With you, our friendship wasn’t something that I had to build, because it was always just there. Growing up together and sharing everything, like books in the classroom, clothes at spontaneous sleepovers, and even advice from our different parents, gave us something that has no words to describe, a connection that one can replicate or replace. You know how people say you don’t know what you have until you lose it, although I didn’t lose it; this is it.
Those last few weeks of summer before college started produced an extremely bittersweet feeling we all felt but didn’t talk about. All of us leaving for different cities to pursue our different careers. All of us scattering from LA to the different cities of beautiful California, from Berkeley to San Diego, and everywhere in between.
We hugged each other goodbye, swallowing the feelings of being sad and replacing them with being content. But while most of us did leave, we still hold on to our hometown and that bond that doesn’t need watering to survive. This keeps me grounded, knowing that I still and will always have those friendships.
Arriving here at UCSB and not knowing anyone caused me to get out of my comfort zone and make new friends with people other than my roommates. Talking to my neighbors across the hall, random classmates in each class, or frankly, just talking to anyone who seemed friendly. After sharing every meal, showering together in the communal bathrooms, crying together after we got our exam grades back, you just gotta find new people to cry to.
Don’t get me wrong, these shared experiences, all happening within the same 10 weeks of meeting each other, did bond us together on a whole other level. But with you guys, our friendship happened so naturally, sharing the same boat. With my college friends, it felt more like getting thrown into the ocean and figuring out how to survive.
These new friendships taught me so much I didn’t know I needed to learn, like how to be there for people you just met and be that sense of stability, especially when taking on a chapter of our lives that is new to all of us. The random 3 am conversations with my roommates taught me that it’s okay to be vulnerable with people you have just met. On a more psychological note, learning to become vulnerable with new people taught me how to allow people to connect with me and my true self.
You all taught me how to be a good friend, having you all be there for me, whether I need you or not. This also taught me how to be there for other people, including yourselves. You showed me loyalty and taught it to me. You taught me that loyalty isn’t about being there just because it’s convenient, but because it’s something you do for each other. You taught me patience.
Growing up together meant having to deal with our stupid arguments or having to deal with each other’s bad moods. This showed me that having patience is something you show someone you love. The fact that you are willing to wait and trust that the friendship is much bigger than whatever occurred in the moment. All of which they don’t teach in the classrooms, and for that I’m eternally grateful.
With you all, I don’t have to explain myself. You already know how I feel, why I feel what I feel. I guess being there for my awkward phases throughout middle school and high school truly helped, huh? This kind of friendship is so valuable when I’m away from home and no one truly knows where I came from.

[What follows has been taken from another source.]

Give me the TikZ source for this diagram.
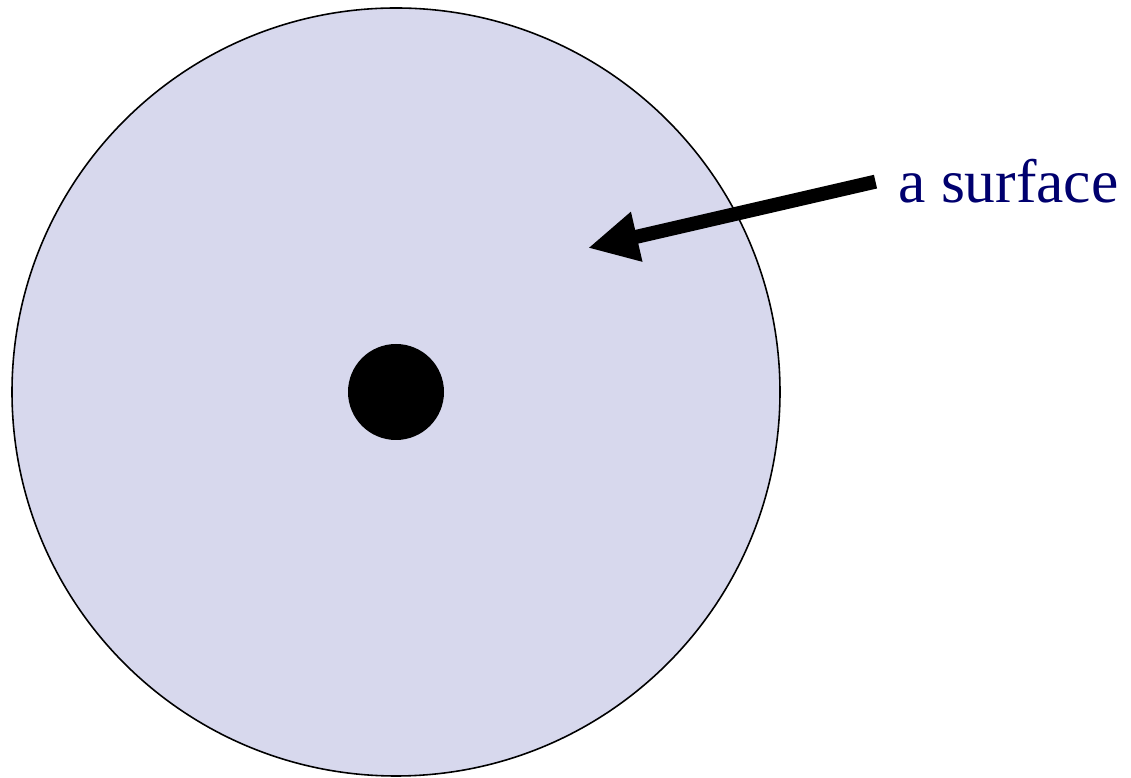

With my college friends, however, it’s like they know me in real time. They know what I’m thinking, what I’m about to say, all based on my recent feelings and events. There’s something so exciting about that, having people who know and see you how you are right now and not who you were before.
I don’t see you as often anymore, which is strange because we went from meeting up every day after 3rd period at lunch to meeting once a quarter when we all find ourselves home (if that). But the distance has not changed anything; if anything, it makes me appreciate and cherish it much more. What we have built throughout all these years does not need any maintenance for it to stay vivid and real.
My college friendships are still developing. I wonder where else they’ll go and what else they have in store for me.
But you know a version that no one else does, that same version, while I’m trying to figure it out now. You knew my past thoughts all throughout my phases, and yet you are still there. I don’t understand this, but it’s something I don’t take lightly, and will forever treasure.